* [WRITTEN TASK]
Beginning with the first line of the data below, reproduce every line unchanged, ending with the line that holds "const yMinorTicksB = [-1, 1];".

* [SUPPLIED INFORMATION]
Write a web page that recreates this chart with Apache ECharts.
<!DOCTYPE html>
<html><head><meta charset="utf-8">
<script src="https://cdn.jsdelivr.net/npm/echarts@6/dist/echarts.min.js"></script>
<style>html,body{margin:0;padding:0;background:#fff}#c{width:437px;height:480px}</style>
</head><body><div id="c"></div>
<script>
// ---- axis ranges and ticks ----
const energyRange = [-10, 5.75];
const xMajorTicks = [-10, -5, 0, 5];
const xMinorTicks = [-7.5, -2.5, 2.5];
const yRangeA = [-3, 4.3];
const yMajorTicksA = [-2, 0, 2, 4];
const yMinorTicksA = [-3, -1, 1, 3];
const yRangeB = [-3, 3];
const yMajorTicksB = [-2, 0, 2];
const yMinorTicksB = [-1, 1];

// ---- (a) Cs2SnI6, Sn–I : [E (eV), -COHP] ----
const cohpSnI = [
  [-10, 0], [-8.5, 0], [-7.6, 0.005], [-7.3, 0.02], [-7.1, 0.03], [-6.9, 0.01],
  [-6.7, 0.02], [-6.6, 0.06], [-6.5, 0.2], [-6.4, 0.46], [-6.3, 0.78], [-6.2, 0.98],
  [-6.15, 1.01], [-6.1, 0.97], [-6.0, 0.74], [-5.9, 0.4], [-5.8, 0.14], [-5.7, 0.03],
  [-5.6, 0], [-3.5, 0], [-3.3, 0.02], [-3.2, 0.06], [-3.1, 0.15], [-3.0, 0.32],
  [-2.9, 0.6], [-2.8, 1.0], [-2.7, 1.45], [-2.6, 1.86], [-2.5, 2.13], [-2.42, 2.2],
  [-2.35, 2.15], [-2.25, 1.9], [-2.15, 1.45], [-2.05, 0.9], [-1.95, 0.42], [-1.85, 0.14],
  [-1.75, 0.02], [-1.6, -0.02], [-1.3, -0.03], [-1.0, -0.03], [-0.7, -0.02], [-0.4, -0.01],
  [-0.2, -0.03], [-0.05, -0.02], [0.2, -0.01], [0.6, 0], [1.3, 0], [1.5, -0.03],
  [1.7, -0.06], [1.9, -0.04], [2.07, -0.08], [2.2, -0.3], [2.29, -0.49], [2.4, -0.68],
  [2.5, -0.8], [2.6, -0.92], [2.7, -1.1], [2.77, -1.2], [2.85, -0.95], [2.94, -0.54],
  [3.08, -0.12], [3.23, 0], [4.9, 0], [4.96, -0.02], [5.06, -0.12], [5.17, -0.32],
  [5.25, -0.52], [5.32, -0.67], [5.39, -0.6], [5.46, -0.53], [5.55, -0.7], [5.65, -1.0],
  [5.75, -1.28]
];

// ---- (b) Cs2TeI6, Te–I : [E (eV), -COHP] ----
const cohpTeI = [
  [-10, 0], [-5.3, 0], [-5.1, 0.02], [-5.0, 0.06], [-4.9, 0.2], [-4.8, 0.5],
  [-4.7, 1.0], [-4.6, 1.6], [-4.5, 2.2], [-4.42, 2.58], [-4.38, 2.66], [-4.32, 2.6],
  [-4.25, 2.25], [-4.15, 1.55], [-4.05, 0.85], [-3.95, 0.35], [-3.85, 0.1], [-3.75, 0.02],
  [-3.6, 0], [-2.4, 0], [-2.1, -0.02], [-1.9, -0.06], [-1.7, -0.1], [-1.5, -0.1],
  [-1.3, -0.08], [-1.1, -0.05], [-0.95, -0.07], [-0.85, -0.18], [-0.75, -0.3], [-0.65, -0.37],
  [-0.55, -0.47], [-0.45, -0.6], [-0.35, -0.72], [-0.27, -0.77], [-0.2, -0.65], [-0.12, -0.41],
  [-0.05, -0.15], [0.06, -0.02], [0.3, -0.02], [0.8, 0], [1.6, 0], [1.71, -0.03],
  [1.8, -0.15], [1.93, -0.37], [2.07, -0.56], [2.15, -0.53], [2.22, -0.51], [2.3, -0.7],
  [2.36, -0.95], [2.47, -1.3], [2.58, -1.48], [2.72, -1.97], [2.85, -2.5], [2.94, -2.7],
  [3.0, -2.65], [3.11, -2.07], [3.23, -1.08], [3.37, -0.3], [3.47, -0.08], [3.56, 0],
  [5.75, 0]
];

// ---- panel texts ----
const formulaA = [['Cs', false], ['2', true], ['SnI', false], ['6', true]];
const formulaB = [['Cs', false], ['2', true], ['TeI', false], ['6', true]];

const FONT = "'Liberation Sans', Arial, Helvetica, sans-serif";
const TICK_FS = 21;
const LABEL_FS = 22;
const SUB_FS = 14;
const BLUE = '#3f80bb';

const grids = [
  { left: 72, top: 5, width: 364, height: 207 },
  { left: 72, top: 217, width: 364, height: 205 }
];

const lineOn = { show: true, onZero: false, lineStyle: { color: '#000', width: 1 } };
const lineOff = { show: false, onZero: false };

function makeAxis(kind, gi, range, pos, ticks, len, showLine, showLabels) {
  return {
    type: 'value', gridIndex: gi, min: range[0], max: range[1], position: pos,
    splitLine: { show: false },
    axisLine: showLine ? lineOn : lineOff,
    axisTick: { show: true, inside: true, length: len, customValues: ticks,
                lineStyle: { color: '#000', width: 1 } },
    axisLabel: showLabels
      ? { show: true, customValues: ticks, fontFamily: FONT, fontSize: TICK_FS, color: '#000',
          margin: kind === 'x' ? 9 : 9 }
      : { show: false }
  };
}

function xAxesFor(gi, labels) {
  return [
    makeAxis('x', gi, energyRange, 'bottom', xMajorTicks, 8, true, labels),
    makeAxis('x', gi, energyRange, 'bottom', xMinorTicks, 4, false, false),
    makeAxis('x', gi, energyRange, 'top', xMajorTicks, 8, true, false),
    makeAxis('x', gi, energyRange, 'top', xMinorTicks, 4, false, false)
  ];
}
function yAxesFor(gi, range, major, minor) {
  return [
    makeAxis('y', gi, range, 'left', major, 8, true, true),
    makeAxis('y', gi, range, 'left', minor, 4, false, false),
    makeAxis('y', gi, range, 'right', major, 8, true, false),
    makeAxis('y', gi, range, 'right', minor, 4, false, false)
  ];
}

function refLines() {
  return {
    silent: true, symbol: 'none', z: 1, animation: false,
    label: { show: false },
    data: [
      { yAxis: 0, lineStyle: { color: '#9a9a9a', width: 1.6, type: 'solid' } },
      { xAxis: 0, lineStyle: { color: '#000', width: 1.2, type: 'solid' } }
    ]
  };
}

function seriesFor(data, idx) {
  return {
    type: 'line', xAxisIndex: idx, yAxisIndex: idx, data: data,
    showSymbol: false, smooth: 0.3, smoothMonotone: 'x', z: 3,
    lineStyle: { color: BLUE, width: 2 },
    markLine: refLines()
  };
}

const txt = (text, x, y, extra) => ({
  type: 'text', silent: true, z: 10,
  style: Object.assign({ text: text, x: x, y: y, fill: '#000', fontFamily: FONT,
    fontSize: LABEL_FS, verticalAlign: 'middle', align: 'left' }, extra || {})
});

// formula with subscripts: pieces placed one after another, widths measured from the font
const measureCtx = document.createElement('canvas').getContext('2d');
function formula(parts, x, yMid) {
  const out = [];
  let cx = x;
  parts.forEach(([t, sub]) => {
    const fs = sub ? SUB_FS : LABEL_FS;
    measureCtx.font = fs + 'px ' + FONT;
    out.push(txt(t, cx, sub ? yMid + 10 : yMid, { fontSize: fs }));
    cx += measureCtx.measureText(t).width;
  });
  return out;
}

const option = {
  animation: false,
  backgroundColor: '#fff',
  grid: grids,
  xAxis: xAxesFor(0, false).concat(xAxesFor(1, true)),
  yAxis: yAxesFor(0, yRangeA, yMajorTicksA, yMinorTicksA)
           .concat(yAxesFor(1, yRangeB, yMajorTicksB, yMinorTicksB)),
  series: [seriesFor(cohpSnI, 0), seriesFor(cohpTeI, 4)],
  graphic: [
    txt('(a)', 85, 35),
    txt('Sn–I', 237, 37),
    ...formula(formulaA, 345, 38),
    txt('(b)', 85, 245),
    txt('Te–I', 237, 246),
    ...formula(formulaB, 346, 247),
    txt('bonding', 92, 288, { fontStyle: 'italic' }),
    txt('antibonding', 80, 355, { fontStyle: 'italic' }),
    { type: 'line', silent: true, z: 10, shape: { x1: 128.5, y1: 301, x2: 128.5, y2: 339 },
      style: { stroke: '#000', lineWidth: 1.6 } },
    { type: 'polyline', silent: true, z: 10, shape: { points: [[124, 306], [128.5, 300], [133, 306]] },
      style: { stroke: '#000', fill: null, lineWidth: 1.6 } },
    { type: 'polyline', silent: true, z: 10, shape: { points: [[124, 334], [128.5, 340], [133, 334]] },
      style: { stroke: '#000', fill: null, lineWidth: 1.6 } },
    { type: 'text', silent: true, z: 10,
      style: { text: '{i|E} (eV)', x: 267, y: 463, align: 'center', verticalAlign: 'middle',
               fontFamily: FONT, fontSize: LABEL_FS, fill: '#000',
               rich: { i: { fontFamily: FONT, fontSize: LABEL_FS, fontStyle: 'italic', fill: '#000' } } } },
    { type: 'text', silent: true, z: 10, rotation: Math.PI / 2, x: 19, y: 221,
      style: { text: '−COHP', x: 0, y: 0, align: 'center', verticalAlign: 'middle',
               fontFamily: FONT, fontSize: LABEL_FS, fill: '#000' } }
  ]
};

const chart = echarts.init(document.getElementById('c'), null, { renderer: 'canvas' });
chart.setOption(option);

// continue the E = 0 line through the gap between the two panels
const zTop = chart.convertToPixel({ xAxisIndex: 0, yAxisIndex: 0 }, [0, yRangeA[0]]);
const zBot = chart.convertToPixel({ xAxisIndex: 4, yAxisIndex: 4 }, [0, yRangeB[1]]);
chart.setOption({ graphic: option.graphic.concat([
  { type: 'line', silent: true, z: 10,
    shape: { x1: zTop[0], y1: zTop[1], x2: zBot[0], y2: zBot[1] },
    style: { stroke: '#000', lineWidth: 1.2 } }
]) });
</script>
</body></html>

* [RESULT]
Write a web page that recreates this chart with Apache ECharts.
<!DOCTYPE html>
<html><head><meta charset="utf-8">
<script src="https://cdn.jsdelivr.net/npm/echarts@6/dist/echarts.min.js"></script>
<style>html,body{margin:0;padding:0;background:#fff}#c{width:437px;height:480px}</style>
</head><body><div id="c"></div>
<script>
// ---- axis ranges and ticks ----
const energyRange = [-10, 5.75];
const xMajorTicks = [-10, -5, 0, 5];
const xMinorTicks = [-7.5, -2.5, 2.5];
const yRangeA = [-3, 4.3];
const yMajorTicksA = [-2, 0, 2, 4];
const yMinorTicksA = [-3, -1, 1, 3];
const yRangeB = [-3, 3];
const yMajorTicksB = [-2, 0, 2];
const yMinorTicksB = [-1, 1];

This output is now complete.